Executives should ask practical questions: Which systems must recover first to resume order processing? Can warehouse operations continue in a degraded mode? Are integration queues durable during outages? Are recovery tests performed against real business scenarios? These questions reveal whether the hosting model supports operational continuity or merely provides infrastructure capacity.
A realistic decision framework for distribution enterprises
A sound hosting strategy starts with workload segmentation. Core ERP, warehouse execution, supplier integration, analytics, customer commerce, and collaboration services should be classified by criticality, latency sensitivity, compliance needs, change frequency, and elasticity requirements. This prevents the common mistake of forcing all workloads into one hosting pattern for administrative convenience.
Next, align each workload with governance and operating capabilities. If the organization lacks mature cloud cost governance, unrestricted public cloud expansion may create financial volatility. If internal teams are stretched thin, a managed hosting or managed cloud model may improve reliability. If modernization must happen without disrupting core operations, hybrid cloud often provides the safest path.

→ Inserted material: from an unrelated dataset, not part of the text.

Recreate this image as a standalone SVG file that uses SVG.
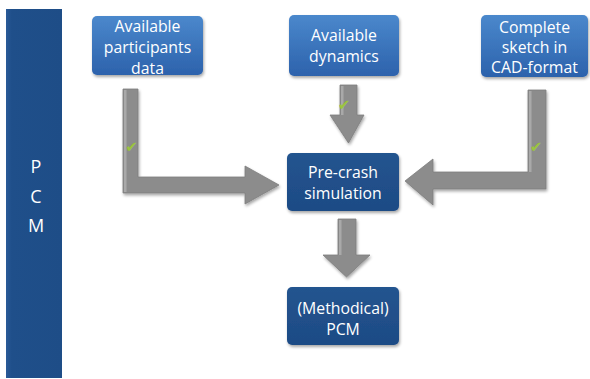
<svg xmlns="http://www.w3.org/2000/svg" width="590" height="379" viewBox="0 0 590 379">
  <defs>
    <linearGradient id="topBox" x1="0" y1="0" x2="0" y2="1">
      <stop offset="0" stop-color="#4B88CC"/>
      <stop offset="1" stop-color="#2C62AC"/>
    </linearGradient>
    <linearGradient id="darkBox" x1="0" y1="0" x2="0" y2="1">
      <stop offset="0" stop-color="#24548F"/>
      <stop offset="1" stop-color="#1D4B85"/>
    </linearGradient>
    <linearGradient id="bar" x1="0" y1="0" x2="1" y2="0">
      <stop offset="0" stop-color="#2A5A98"/>
      <stop offset="0.1" stop-color="#1F4F8A"/>
      <stop offset="1" stop-color="#1E4D87"/>
    </linearGradient>
    <filter id="shadow" x="-10%" y="-10%" width="130%" height="130%">
      <feGaussianBlur in="SourceAlpha" stdDeviation="1.5"/>
      <feOffset dx="1" dy="2" result="b"/>
      <feComponentTransfer><feFuncA type="linear" slope="0.35"/></feComponentTransfer>
      <feMerge><feMergeNode/><feMergeNode in="SourceGraphic"/></feMerge>
    </filter>
  </defs>
  <style>
    .box { stroke: none; filter: url(#shadow); }
    .top { fill: url(#topBox); }
    .dark { fill: url(#darkBox); }
    .lbl { font-family: "Open Sans", "Noto Sans", sans-serif; font-size: 15.8px; fill: #FFFFFF; text-anchor: middle; }
    .side { font-family: "Open Sans", "Noto Sans", sans-serif; font-size: 18px; fill: #FFFFFF; text-anchor: middle; }
    .arrow { fill: #8C8C8C; stroke: #7E7E7E; stroke-width: 0.8; filter: url(#shadow); }
    .hl { fill: #A9A9A9; }
    .chk { font-family: "DejaVu Sans", sans-serif; font-size: 15px; fill: #9BC43F; text-anchor: middle; }
  </style>

  <g id="pcm-bar">
    <rect x="6" y="9" width="56" height="369" fill="url(#bar)"/>
    <text class="side" x="36" y="173">P</text>
    <text class="side" x="36" y="203">C</text>
    <text class="side" x="36" y="232">M</text>
  </g>

  <g id="connectors">
    <g id="arrow-participants">
      <polygon class="arrow" points="123,89 138,89 138,177 245,177 245,166 279,185 245,204 245,193 123,193"/>
      <rect class="hl" x="124" y="90" width="2.5" height="102"/>
      <text class="chk" x="131.5" y="152">✔</text>
    </g>
    <g id="arrow-dynamics">
      <polygon class="arrow" points="340,85 357,85 357,115 364,115 348.5,143 330,115 340,115"/>
      <rect class="hl" x="341" y="86" width="2.5" height="29"/>
      <text class="chk" x="344" y="110">✔</text>
    </g>
    <g id="arrow-sketch">
      <polygon class="arrow" points="528,90 546,90 546,189 433,189 433,205 405,181 433,159 433,172 528,172"/>
      <rect class="hl" x="529" y="91" width="2.5" height="81"/>
      <text class="chk" x="536" y="152">✔</text>
    </g>
    <g id="arrow-precrash-pcm">
      <polygon class="arrow" points="338,219 356,219 356,255 370,255 346.5,277 323,255 338,255"/>
      <rect class="hl" x="339" y="220" width="2.5" height="35"/>
    </g>
  </g>

  <g id="node-participants">
    <rect class="box top" x="92" y="16" width="111" height="59" rx="5"/>
    <text class="lbl" x="147.5" y="32">Available</text>
    <text class="lbl" x="147.5" y="53">participants</text>
    <text class="lbl" x="147.5" y="74">data</text>
  </g>
  <g id="node-dynamics">
    <rect class="box top" x="289" y="15" width="110" height="61" rx="5"/>
    <text class="lbl" x="344" y="41">Available</text>
    <text class="lbl" x="344" y="62">dynamics</text>
  </g>
  <g id="node-sketch">
    <rect class="box top" x="481" y="15" width="107" height="62" rx="5"/>
    <text class="lbl" x="534.5" y="33">Complete</text>
    <text class="lbl" x="534.5" y="53">sketch in</text>
    <text class="lbl" x="534.5" y="73">CAD-format</text>
  </g>
  <g id="node-precrash">
    <rect class="box dark" x="287" y="153" width="112" height="58" rx="5"/>
    <text class="lbl" x="343" y="178">Pre-crash</text>
    <text class="lbl" x="343" y="199">simulation</text>
  </g>
  <g id="node-methodical">
    <rect class="box dark" x="287" y="287" width="112" height="58" rx="5"/>
    <text class="lbl" x="343" y="313.5">(Methodical)</text>
    <text class="lbl" x="343" y="335">PCM</text>
  </g>
</svg>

- Classify workloads by business criticality, recovery objective, integration dependency, and scaling behavior.
- Select hosting models based on operating capability, not only technical preference or vendor familiarity.
- Use platform engineering, observability, and automation to create consistency across mixed environments.
- Treat disaster recovery testing, backup validation, and security governance as board-level operational risk controls.
Executive recommendations for balancing cost and control
First, avoid all-or-nothing hosting decisions. Distribution enterprises usually gain the best outcome from a portfolio approach in which each workload is placed according to business value, resilience needs, and modernization readiness. This reduces both overengineering and underprotection.
Second, invest in governance before scale. Cloud governance, tagging standards, identity controls, network policy, backup ownership, and cost accountability should be established early. Without these controls, even technically sound hosting choices can degrade into fragmented operations and rising support costs.
Third, prioritize operational visibility. Unified monitoring, log correlation, service mapping, and business-aware alerting are essential for distribution environments where issues often span ERP, middleware, warehouse systems, and external partner connections. Visibility is what turns infrastructure into a manageable enterprise platform.
Finally, measure success in business terms. The right hosting model should improve deployment reliability, reduce downtime exposure, support ERP modernization, strengthen disaster recovery confidence, and create a scalable foundation for future SaaS and digital integration initiatives. Cost matters, but cost without continuity and control is not optimization.